As both NVIDIA’s drivers and CUDA are constantly in a rapid state of development, we’re going to install and use the latest versions we can get hold of. This will mean using packages separate from those supplied by the distribution, which we’ll cover in the next step.

Originally authored by Graham Morrison

Remove NVIDIA drivers

Duration: 13:00

With either a new or old Ubuntu 18.04 installation, it’s likely that you’ll have NVIDIA drivers of one sort or another on your system. We need to make sure these are fully removed before attempting to install a new set.
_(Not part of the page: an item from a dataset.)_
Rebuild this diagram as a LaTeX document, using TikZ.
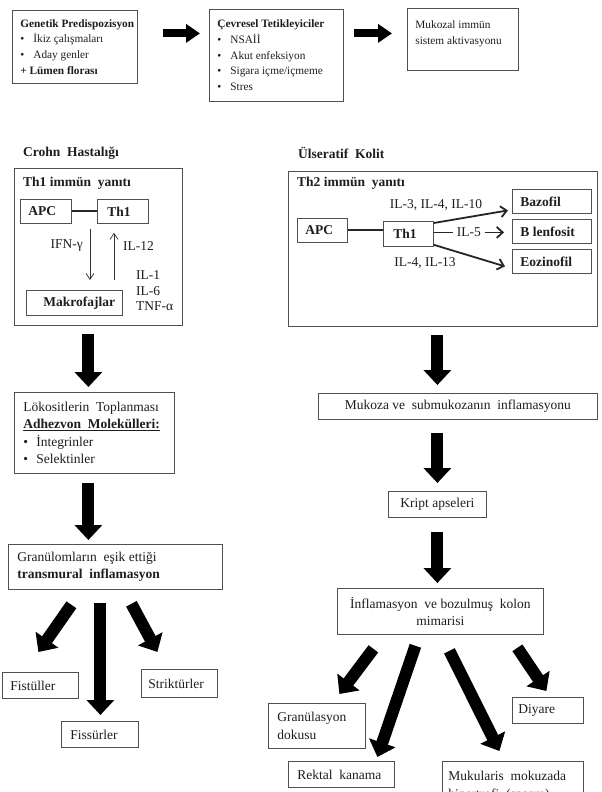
\documentclass[tikz,border=0pt]{standalone}
\usepackage{fontspec}
\setmainfont{Liberation Serif}
\usetikzlibrary{arrows.meta,calc}
\definecolor{bord}{HTML}{505050}
\definecolor{txt}{HTML}{1E1E1E}
\newcommand{\mainf}{\fontsize{13.5}{17.5}\selectfont}
\newcommand{\topf}{\fontsize{11.3}{15.7}\selectfont}
\newcommand{\bul}{\makebox[13pt][l]{\textbullet}}
\newcommand{\dsp}{\ \ }
\newcommand{\btl}[3]{\parbox{#1}{\raggedright\leftskip=#2\relax #3}}
\newcommand{\btc}[2]{\parbox{#1}{\centering #2}}
\begin{document}
\begin{tikzpicture}[x=1pt,y=-1pt,
  box/.style={draw=bord, line width=0.8pt, inner sep=0pt, anchor=north west, text=txt, font=\mainf},
  lbl/.style={inner sep=0pt, text=txt, font=\mainf},
  bigarrow/.style={line width=12pt, -{Triangle[width=27pt,length=15pt]}, black},
  toparrow/.style={line width=8pt, -{Triangle[width=18pt,length=14pt]}, black},
  medarrow/.style={line width=1.8pt, -{Straight Barb[length=6pt,width=11pt]}, black!85},
  thinarrow/.style={line width=0.7pt, -{Straight Barb[length=6pt,width=8pt]}, black!80},
  link/.style={line width=2pt, black!85}]
\useasboundingbox (0,0) rectangle (602,792);
\fill[white] (0,0) rectangle (602,792);
\clip (0,0) rectangle (602,792);

% top row
\node[box, minimum width=125pt, minimum height=73pt] (gen) at (12,10)
  {\btl{125pt}{8pt}{\topf\textbf{Genetik Predispozisyon}\\\bul İkiz çalışmaları\\\bul Aday genler\\\textbf{+ Lümen florası}}};
\node[box, minimum width=134pt, minimum height=92pt] (cev) at (209,9)
  {\btl{134pt}{8pt}{\topf\textbf{Çevresel Tetikleyiciler}\\\bul NSAİİ\\\bul Akut enfeksiyon\\\bul Sigara içme/içmeme\\\bul Stres}};
\node[box, minimum width=111pt, minimum height=62pt] (muk) at (407,8)
  {\btl{111pt}{8pt}{\topf Mukozal immün\\sistem aktivasyonu\rule[-14pt]{0pt}{0pt}}};
\coordinate (a1s) at ([shift={(25,-13.5)}]gen.east);
\draw[toparrow] (a1s) -- ([xshift=-9pt]a1s -| cev.west);
\coordinate (a2s) at ([shift={(10,-22)}]cev.east);
\draw[toparrow] (a2s) -- ([xshift=-15pt]a2s -| muk.west);

% Crohn
\node[lbl, font=\mainf\bfseries, anchor=west] (crohnt) at (23,153) {Crohn\dsp Hastalığı};
\node[box, minimum width=168pt, minimum height=157pt] (crohn) at (14,168) {};
\node[lbl, font=\mainf\bfseries, anchor=west] (th1t) at (23,183) {Th1 immün\dsp yanıtı};
\node[box, minimum width=51pt, minimum height=24pt] (apc1) at (20,199) {\btl{51pt}{8pt}{\bfseries APC}};
\node[box, minimum width=51pt, minimum height=24pt] (th1c) at (97,199) {\btl{51pt}{10pt}{\bfseries Th1}};
\draw[link] (apc1.east) -- (apc1.east -| th1c.west);
\node[box, minimum width=96pt, minimum height=25pt] (makro) at (26,290) {\btl{96pt}{17pt}{\bfseries Makrofajlar}};
\draw[thinarrow] ([shift={(-7,5)}]th1c.south west) -- ([shift={(64,-10)}]makro.north west);
\draw[thinarrow] ([shift={(88,-10)}]makro.north west) -- ([shift={(17,9)}]th1c.south west);
\node[lbl, anchor=east] (ifn) at (83,246) {IFN-γ};
\node[lbl, anchor=west] (il12) at (123,246) {IL-12};
\node[lbl, anchor=west, align=left, font=\fontsize{13.5}{15.5}\selectfont] (ilg) at (136,291) {IL-1\\IL-6\\TNF-α};

% UC
\node[lbl, font=\mainf\bfseries, anchor=west] (uct) at (298,153) {Ülseratif\dsp Kolit};
\node[box, minimum width=309pt, minimum height=155pt] (uc) at (288,171) {};
\node[lbl, font=\mainf\bfseries, anchor=west] (th2t) at (297,183) {Th2 immün\dsp yanıtı};
\node[box, minimum width=50pt, minimum height=24pt] (apc2) at (297,218) {\btl{50pt}{8pt}{\bfseries APC}};
\node[box, minimum width=50pt, minimum height=25pt] (th2) at (383,221) {\btl{50pt}{10pt}{\bfseries Th1}};
\draw[link] (apc2.east) -- (apc2.east -| th2.west);
\node[box, minimum width=79pt, minimum height=24pt] (baz) at (512,189) {\btl{79pt}{8pt}{\bfseries Bazofil}};
\node[box, minimum width=79pt, minimum height=24pt] (blen) at (512,219) {\btl{79pt}{8pt}{\bfseries B lenfosit}};
\node[box, minimum width=79pt, minimum height=24pt] (eoz) at (512,249) {\btl{79pt}{8pt}{\bfseries Eozinofil}};
\draw[medarrow] ([shift={(0,2)}]th2.north east) -- ([shift={(-4,9)}]baz.west);
\draw[medarrow] ([shift={(0,-1.5)}]th2.east) -- node[lbl, fill=white, inner xsep=4pt, inner ysep=2pt] (il5) {IL-5} ([shift={(-8,1)}]blen.west);
\draw[medarrow] ([shift={(0,-2)}]th2.south east) -- ([shift={(-7,5)}]eoz.west);
\node[lbl] (il3) at (436,205) {IL-3, IL-4, IL-10};
\node[lbl] (il4) at (425,263) {IL-4, IL-13};

% Crohn flow
\node[box, minimum width=160pt, minimum height=81pt] (lok) at (14,392)
  {\btl{160pt}{9pt}{Lökositlerin\dsp Toplanması\\\textbf{\underline{Adhezvon\dsp Molekülleri:}}\\\bul İntegrinler\\\bul Selektinler}};
\node[box, minimum width=214pt, minimum height=45pt] (gran) at (8,544)
  {\btl{214pt}{9pt}{Granülomların\dsp eşik ettiği\\\textbf{transmural\dsp inflamasyon}}};
\node[box, minimum width=76pt, minimum height=26pt] (fist) at (2,672) {\btl{76pt}{8pt}{Fistüller}};
\node[box, minimum width=76pt, minimum height=28pt] (strik) at (141,669) {\btl{76pt}{7pt}{Striktürler}};
\node[box, minimum width=77pt, minimum height=26pt] (fiss) at (61,721) {\btl{77pt}{9pt}{Fissürler}};
\draw[bigarrow] ([shift={(-10,8)}]crohn.south) -- ([shift={(-6,-5)}]lok.north);
\draw[bigarrow] ([shift={(-6,9)}]lok.south) -- ([shift={(-27,-4)}]gran.north);
\draw[bigarrow] ([shift={(-44,15)}]gran.south) -- ([shift={(-2,-20)}]fist.north);
\draw[bigarrow] ([shift={(-15,13)}]gran.south) -- ([shift={(0.5,-6)}]fiss.north);
\draw[bigarrow] ([shift={(16,14)}]gran.south) -- ([shift={(-22,-17)}]strik.north);

% UC flow
\node[box, minimum width=279pt, minimum height=26pt] (mukoza) at (318,393) {\btc{279pt}{Mukoza ve\dsp submukozanın\dsp inflamasyonu}};
\node[box, minimum width=98pt, minimum height=26pt] (kript) at (388,491) {\btc{98pt}{Kript apseleri}};
\node[box, minimum width=206pt, minimum height=46pt] (inf) at (337,588) {\btc{206pt}{İnflamasyon\dsp ve bozulmuş\dsp kolon\\mimarisi}};
\node[box, minimum width=97pt, minimum height=45pt] (grl) at (268,703) {\btl{97pt}{9pt}{Granülasyon\\dokusu}};
\node[box, minimum width=71pt, minimum height=26pt] (diy) at (512,697) {\btl{71pt}{6pt}{Diyare}};
\node[box, minimum width=106pt, minimum height=26pt] (rek) at (288,761) {\btl{106pt}{9pt}{Rektal\dsp kanama}};
\node[box, minimum width=141pt, minimum height=50pt] (mkl) at (442,761) {\btl{141pt}{6pt}{Mukularis\dsp mokuzada\\hipertrofi\dsp (spazm)}};
\draw[bigarrow] ([shift={(-5.5,8)}]uc.south) -- ([shift={(-20.5,-8)}]mukoza.north);
\draw[bigarrow] ([shift={(-20.5,13)}]mukoza.south) -- ([shift={(0,-8)}]kript.north);
\draw[bigarrow] ([shift={(0,14)}]kript.south) -- ([shift={(-3,-5)}]inf.north);
\draw[bigarrow] ([shift={(-67,14)}]inf.south) -- ([shift={(22.5,-9)}]grl.north);
\draw[bigarrow] ([shift={(-25,11)}]inf.south) -- ([shift={(36,-4)}]rek.north);
\draw[bigarrow] ([shift={(9,16)}]inf.south) -- ([shift={(-13.5,-10)}]mkl.north);
\draw[bigarrow] ([shift={(77,13)}]inf.south) -- ([shift={(-1.5,-6)}]diy.north);
\end{tikzpicture}
\end{document}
When working with graphics drivers, it’s best to quit from the X.org graphical environment and work on the command line. This can be done by entering the following into a terminal:

sudo systemctl isolate multi-user.target

To remove your current NVIDIA or open source Nouveau drivers, enter the following:

sudo apt remove --purge nvidia*

It’s safer to reboot your machine at this point, although this isn’t strictly necessary.

Remove Nouveau drivers

The nouveau driver, installed by default when you elect not to add NVIDIA’s proprietary drivers, may refuse to remove itself. You can check with the following command:

lsmod | grep nouveau

If the output includes the nouveau module, you will need to blacklist this module to stop it loading in future. You can do this by adding the following to /etc/modprobe.d/blacklist.conf as root with your favourite text editor:

blacklist amd76x_edac #this might not be required for x86 32 bit users.
blacklist vga16fb
blacklist nouveau
blacklist rivafb
blacklist nvidiafb
blacklist rivatv

Install proprietary NVIDIA drivers

Duration: 5:00

With LXD, the host machine handles the drivers and passes the resultant device nodes to the container. But CUDA still expects a local driver installation, and this means we need to have identical versions of both the drivers and CUDA on the host and any LXD containers we deploy.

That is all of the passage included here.